Penn State Men’s Basketball: Nittany Lions Fall to No. 1 Purdue
Penn State men’s basketball fell 80-60 to No. 1 Purdue on the road Wednesday night in the kind of game that reestablished everything we already knew about both teams.
For Penn State, it was that the Nittany Lions lack any size and accompanying skillsets to really contend with a 7-foot-4 future NBA draft choice in big man Zach Edey. It also furthered an ongoing statistical trend that Penn State — like most teams — shoots the ball better at home than on the road [44% from the field on Wednesday night]. There was nothing inherently unexpected about this discovery but it was no less evident as the minutes ticked along. Purdue in particular boasts a team almost specifically designed to turn teams like Penn State into fine powder and did exactly that for the better part of the second half, coupling the threat of Edey with confidence from his supporting cast.
To its credit in the first half, Penn State did all of the requisite things that make you raise an eyebrow just enough to keep the TV on. Down 35-29 at the break, Penn State trailed by just enough that an upset seemed possible, but also by just enough that any sizable Purdue run would quickly erase any upset ambitions.
Much like they did in the first meeting between these two teams this season, the Boilermakers opened up the second half on that sizable run, this time a 21-2 thumping over the span of 5:15 that took all the wind out of the Nittany Lions’ sails. Penn State made just its third shot of the half with 10:33 to go, and by then the Boilermakers were already ahead by 22.
It is true that Penn State could have played better. This is generally accurate for any team that loses by 20. The Nittany Lions missed shots they normally make, but they were the lesser team at the outset. The fortunate thing for Penn State is that a now 5-6 record in Big Ten play is a respectable opening half of the year in a league which has been led by Purdue and then something of a feeding frenzy among the rest of the conference. With a relatively favorable slate of games in the second half of the year, Wednesday night’s drubbing doesn’t need to be much more than the unavoidable moments that come over the course of a long season for 95% of the college basketball world. Penn State basketball’s ongoing quest to overcome mediocrity isn’t derailed by losing to a very, very good team on the road; if anything it just accentuated the strengths and weaknesses of both teams and let them carry on toward their respective trajectories.
Seth Lundy continued his strong season with an 18-point outing to go with six rebounds, while Jalen Pickett chipped in a quiet 12 points and seven assists. Michael Henn, Penn State’s big man transfer turned recent starter, continued his strong run of play with 11 points but it is likely not a good sign when he shoots as many threes as sharpshooter Andrew Funk (six) and is the only one to make any (Henn had three makes from deep).

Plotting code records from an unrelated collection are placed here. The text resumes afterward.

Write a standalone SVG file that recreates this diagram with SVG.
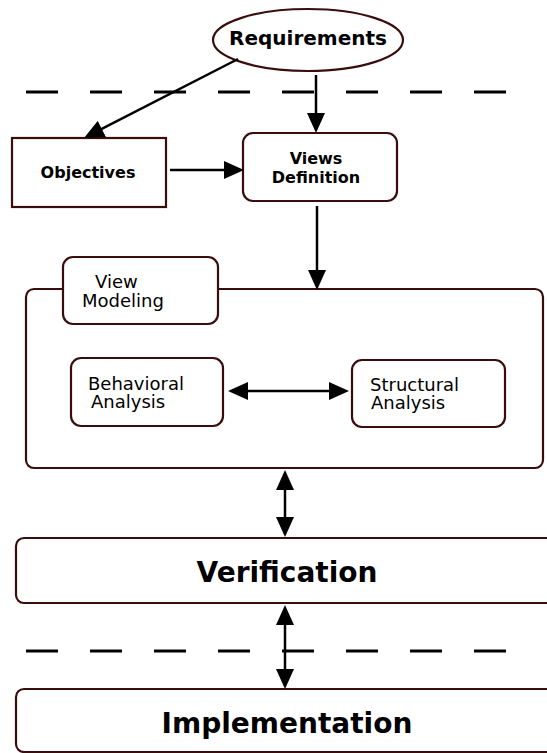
<svg xmlns="http://www.w3.org/2000/svg" width="547" height="753" viewBox="0 0 547 753">
<style>
.box{fill:#fff;stroke:#3a0d0d;stroke-width:2.2}
.t{font-family:"DejaVu Sans",sans-serif;fill:#000}
.b{font-weight:bold}
.c{text-anchor:middle}
.conn{stroke:#000;stroke-width:2.5;fill:none}
.dash{stroke:#000;stroke-width:3.2;stroke-dasharray:32 32;fill:none}
</style>
<defs>
<marker id="ah" viewBox="0 0 20 18" refX="16" refY="9" markerWidth="20" markerHeight="18" markerUnits="userSpaceOnUse" orient="auto-start-reverse">
<path d="M0,0 L20,9 L0,18 z" fill="#000"/>
</marker>
</defs>
<rect width="547" height="753" fill="#fff"/>
<g id="separators">
<line class="dash" x1="26" y1="92" x2="507" y2="92"/>
<line class="dash" x1="26" y1="651" x2="507" y2="651"/>
</g>
<g id="requirements">
<ellipse class="box" cx="308" cy="40" rx="95" ry="31"/>
<text class="t b c" x="308" y="45" font-size="20">Requirements</text>
</g>
<g id="objectives">
<rect class="box" x="12" y="138" width="154" height="69"/>
<text class="t b c" x="88" y="178" font-size="16">Objectives</text>
</g>
<g id="views-definition">
<rect class="box" x="243" y="133" width="154" height="68" rx="10"/>
<text class="t b c" x="316" y="164" font-size="16">Views</text>
<text class="t b c" x="316" y="183" font-size="16">Definition</text>
</g>
<g id="view-modeling">
<rect class="box" x="26" y="289" width="517" height="179" rx="8"/>
<rect class="box" x="63" y="257" width="155" height="67" rx="10"/>
<text class="t" x="95" y="288" font-size="18">View</text>
<text class="t" x="82" y="307" font-size="18">Modeling</text>
</g>
<g id="behavioral-analysis">
<rect class="box" x="71" y="358" width="152" height="68" rx="10"/>
<text class="t" x="88" y="390" font-size="18">Behavioral</text>
<text class="t" x="91" y="408" font-size="18">Analysis</text>
</g>
<g id="structural-analysis">
<rect class="box" x="352" y="360" width="153" height="67" rx="10"/>
<text class="t" x="370" y="391" font-size="18">Structural</text>
<text class="t" x="371" y="409" font-size="18">Analysis</text>
</g>
<g id="verification">
<rect class="box" x="16" y="538" width="560" height="65" rx="8"/>
<text class="t b c" x="287" y="582" font-size="28">Verification</text>
</g>
<g id="implementation">
<rect class="box" x="16" y="689" width="560" height="63" rx="8"/>
<text class="t b c" x="287" y="733" font-size="28">Implementation</text>
</g>
<g id="connectors">
<line class="conn" x1="238" y1="59" x2="87.6" y2="136.2" marker-end="url(#ah)"/>
<line class="conn" x1="316" y1="75" x2="316" y2="129" marker-end="url(#ah)"/>
<line class="conn" x1="170" y1="170" x2="240" y2="170" marker-end="url(#ah)"/>
<line class="conn" x1="317" y1="206" x2="317" y2="286" marker-end="url(#ah)"/>
<line class="conn" x1="232" y1="391" x2="345" y2="391" marker-start="url(#ah)" marker-end="url(#ah)"/>
<line class="conn" x1="285" y1="474" x2="285" y2="533" marker-start="url(#ah)" marker-end="url(#ah)"/>
<line class="conn" x1="285" y1="609" x2="285" y2="685" marker-start="url(#ah)" marker-end="url(#ah)"/>
</g>
</svg>
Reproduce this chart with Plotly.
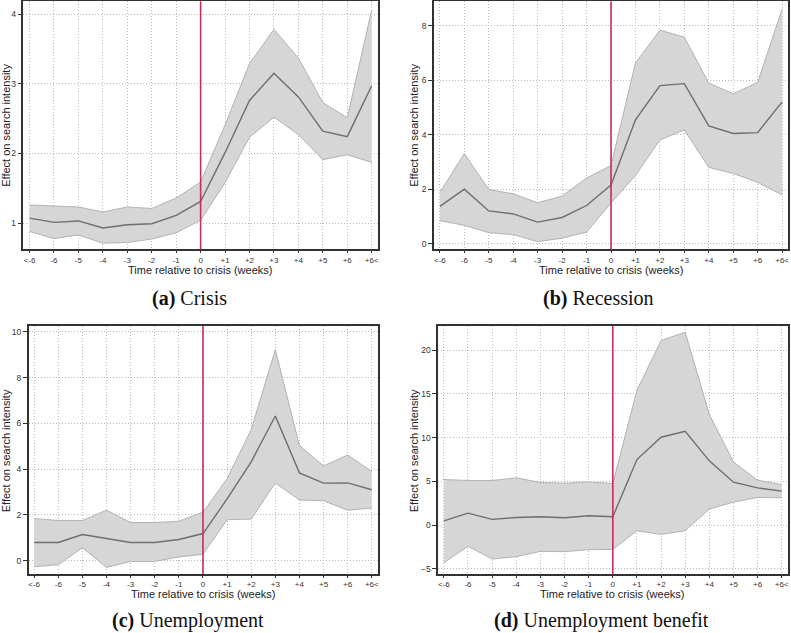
import plotly.graph_objects as go

# ---------------- data ----------------
weeks = ["<-6", "-6", "-5", "-4", "-3", "-2", "-1", "0",
         "+1", "+2", "+3", "+4", "+5", "+6", "+6<"]

crisis_mid = [1.07, 1.01, 1.03, 0.93, 0.976, 0.99, 1.11, 1.31, 2.01, 2.76, 3.15, 2.81, 2.32, 2.24, 2.97]
crisis_hi = [1.26, 1.25, 1.23, 1.16, 1.23, 1.21, 1.36, 1.59, 2.41, 3.29, 3.78, 3.37, 2.73, 2.51, 4.06]
crisis_lo = [0.88, 0.776, 0.83, 0.71, 0.72, 0.77, 0.86, 1.04, 1.58, 2.23, 2.52, 2.27, 1.91, 1.98, 1.87]

recession_mid = [1.37, 2.0, 1.2, 1.09, 0.79, 0.96, 1.40, 2.15, 4.55, 5.81, 5.88, 4.33, 4.05, 4.08, 5.21]
recession_hi = [1.88, 3.31, 1.99, 1.83, 1.50, 1.75, 2.41, 2.87, 6.64, 7.85, 7.59, 5.90, 5.51, 5.93, 8.63]
recession_lo = [0.84, 0.67, 0.40, 0.33, 0.07, 0.20, 0.42, 1.49, 2.50, 3.81, 4.18, 2.80, 2.58, 2.25, 1.79]

unemp_mid = [0.80, 0.80, 1.15, 0.96, 0.80, 0.80, 0.93, 1.19, 2.70, 4.32, 6.32, 3.84, 3.39, 3.40, 3.10]
unemp_hi = [1.85, 1.76, 1.76, 2.21, 1.67, 1.67, 1.73, 2.12, 3.59, 5.73, 9.22, 5.03, 4.14, 4.62, 3.90]
unemp_lo = [-0.26, -0.17, 0.57, -0.29, -0.03, -0.03, 0.17, 0.28, 1.79, 1.82, 3.40, 2.65, 2.62, 2.21, 2.30]

benefit_mid = [0.49, 1.37, 0.65, 0.87, 0.95, 0.84, 1.06, 0.95, 7.49, 10.04, 10.72, 7.34, 4.90, 4.26, 3.88]
benefit_hi = [5.21, 5.10, 5.10, 5.40, 4.87, 4.79, 4.94, 4.75, 15.4, 21.1, 22.05, 12.66, 7.22, 5.13, 4.64]
benefit_lo = [-4.30, -2.43, -3.88, -3.61, -3.0, -3.04, -2.81, -2.78, -0.65, -1.06, -0.65, 1.83, 2.62, 3.16, 3.12]

crisis_yticks = [1, 2, 3, 4]
recession_yticks = [0, 2, 4, 6, 8]
unemp_yticks = [0, 2, 4, 6, 8, 10]
benefit_yticks = [-5, 0, 5, 10, 15, 20]

captions = ["<b>(a)</b> Crisis", "<b>(b)</b> Recession",
            "<b>(c)</b> Unemployment", "<b>(d)</b> Unemployment benefit"]
x_title = "Time relative to crisis (weeks)"
y_title = "Effect on search intensity"
event_week = "0"

# ---------------- layout geometry (pixels) ----------------
W, H = 791, 633


def px(x):
    return x / W


def py(y):
    return 1 - y / H


panels = [
    dict(mid=crisis_mid, hi=crisis_hi, lo=crisis_lo, yticks=crisis_yticks,
         yrange=[0.623, 4.18], xpx=[23.5, 379], ypx=[0.5, 248.7], xrange=[-0.25, 14.26],
         cap=(190, 298), xt=(201, 269), yt=(6, 124)),
    dict(mid=recession_mid, hi=recession_hi, lo=recession_lo, yticks=recession_yticks,
         yrange=[-0.21, 8.9], xpx=[435, 789.5], ypx=[0.5, 248.7], xrange=[-0.245, 14.22],
         cap=(600, 298), xt=(612.5, 269), yt=(415, 124)),
    dict(mid=unemp_mid, hi=unemp_hi, lo=unemp_lo, yticks=unemp_yticks,
         yrange=[-0.58, 10.26], xpx=[28.7, 379], ypx=[325.3, 574], xrange=[-0.23, 14.26],
         cap=(188, 620), xt=(204, 594), yt=(6, 450)),
    dict(mid=benefit_mid, hi=benefit_hi, lo=benefit_lo, yticks=benefit_yticks,
         yrange=[-5.6, 22.78], xpx=[439.3, 789.5], ypx=[325.3, 574], xrange=[-0.235, 14.24],
         cap=(603, 620), xt=(614, 594), yt=(415, 450)),
]

BAND_FILL = "rgb(214,214,214)"
BAND_EDGE = "rgb(165,165,165)"
MID_COLOR = "rgb(110,110,110)"
VLINE_COLOR = "rgb(200,45,85)"
FRAME = "rgb(50,50,50)"
GRID = "rgb(185,185,185)"
GRID_DASH = "1px,2px"
SANS = "Liberation Sans, Arial, sans-serif"
SERIF = "Liberation Serif, Times New Roman, serif"

fig = go.Figure()
annotations = []
shapes = []
layout_axes = {}

for i, p in enumerate(panels, start=1):
    xa = "x" if i == 1 else f"x{i}"
    ya = "y" if i == 1 else f"y{i}"
    # band
    fig.add_trace(go.Scatter(x=weeks, y=p["hi"], xaxis=xa, yaxis=ya, mode="lines",
                             line=dict(color=BAND_EDGE, width=0.8), hoverinfo="skip"))
    fig.add_trace(go.Scatter(x=weeks, y=p["lo"], xaxis=xa, yaxis=ya, mode="lines",
                             line=dict(color=BAND_EDGE, width=0.8), fill="tonexty",
                             fillcolor=BAND_FILL, hoverinfo="skip"))
    fig.add_trace(go.Scatter(x=weeks, y=p["mid"], xaxis=xa, yaxis=ya, mode="lines",
                             line=dict(color=MID_COLOR, width=1.4)))

    xkey = "xaxis" if i == 1 else f"xaxis{i}"
    ykey = "yaxis" if i == 1 else f"yaxis{i}"
    layout_axes[xkey] = dict(
        domain=[px(p["xpx"][0]), px(p["xpx"][1])], anchor=ya,
        type="category", categoryorder="array", categoryarray=weeks,
        range=p["xrange"], showline=True, mirror=True, linecolor=FRAME, linewidth=1.5,
        ticks="outside", ticklen=2, tickcolor=FRAME, tickwidth=1,
        showgrid=True, gridcolor=GRID, griddash=GRID_DASH, gridwidth=1,
        tickfont=dict(family=SANS, size=8, color="#333"), zeroline=False,
    )
    layout_axes[ykey] = dict(
        domain=[py(p["ypx"][1]), py(p["ypx"][0])], anchor=xa,
        range=p["yrange"], tickvals=p["yticks"], showline=True, mirror=True,
        linecolor=FRAME, linewidth=1.5, ticks="outside", ticklen=4, tickcolor=FRAME,
        tickwidth=1, showgrid=True, gridcolor=GRID, griddash=GRID_DASH, gridwidth=1,
        tickfont=dict(family=SANS, size=8.5, color="#333"), zeroline=False,
    )
    # event line
    shapes.append(dict(type="line", xref=xa, yref=f"{ya} domain",
                       x0=weeks.index(event_week), x1=weeks.index(event_week), y0=0, y1=1,
                       line=dict(color=VLINE_COLOR, width=1.6), layer="above"))
    # axis titles
    annotations.append(dict(text=x_title, xref="paper", yref="paper",
                            x=px(p["xt"][0]), y=py(p["xt"][1]), showarrow=False,
                            xanchor="center", yanchor="middle",
                            font=dict(family=SANS, size=11, color="#222")))
    annotations.append(dict(text=y_title, xref="paper", yref="paper",
                            x=px(p["yt"][0]), y=py(p["yt"][1]), showarrow=False,
                            textangle=-90, xanchor="center", yanchor="middle",
                            font=dict(family=SANS, size=11, color="#222")))
    # caption
    annotations.append(dict(text=captions[i - 1], xref="paper", yref="paper",
                            x=px(p["cap"][0]), y=py(p["cap"][1]), showarrow=False,
                            xanchor="center", yanchor="middle",
                            font=dict(family=SERIF, size=20, color="#111")))

fig.update_layout(
    width=W, height=H, margin=dict(l=0, r=0, t=0, b=0),
    plot_bgcolor="white", paper_bgcolor="white", showlegend=False,
    annotations=annotations, shapes=shapes, **layout_axes,
)

fig.write_html("out.html", config={"displayModeBar": False},
               post_script="document.body.style.margin='0';document.body.style.padding='0';")
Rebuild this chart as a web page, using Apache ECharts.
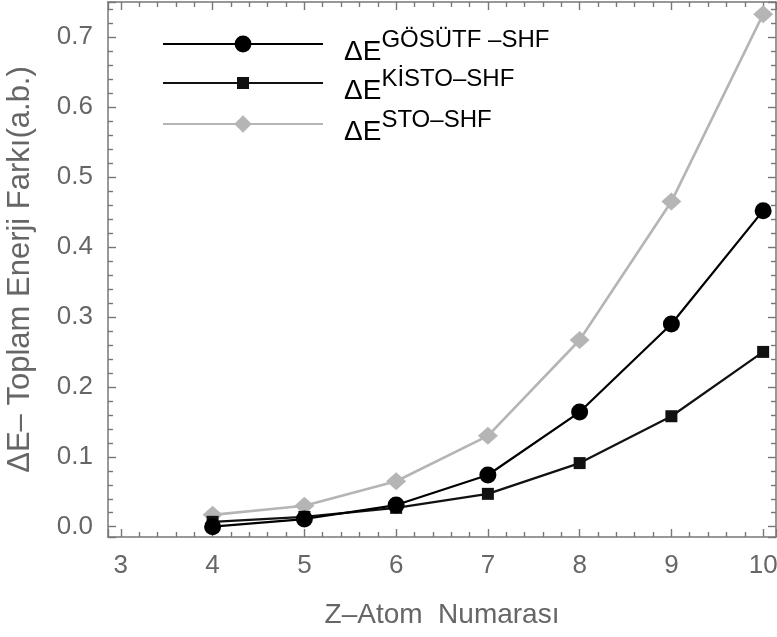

Elsewhere the Boilermakers managed 39 points from the bench, getting 29 from Mason Gillis in the kind of performance that reminds one that having the likes of Edey can impact the game simply with him standing on the court in a moderately menacing way. For his part, the big man added 18 points to his season total while Penn State managed just 15 points off the bench, getting seven of those from energy guru Evan Mahaffey.
Penn State returns home for a Sunday meeting against Nebraska having lost back-to-back Big Ten games just once this year.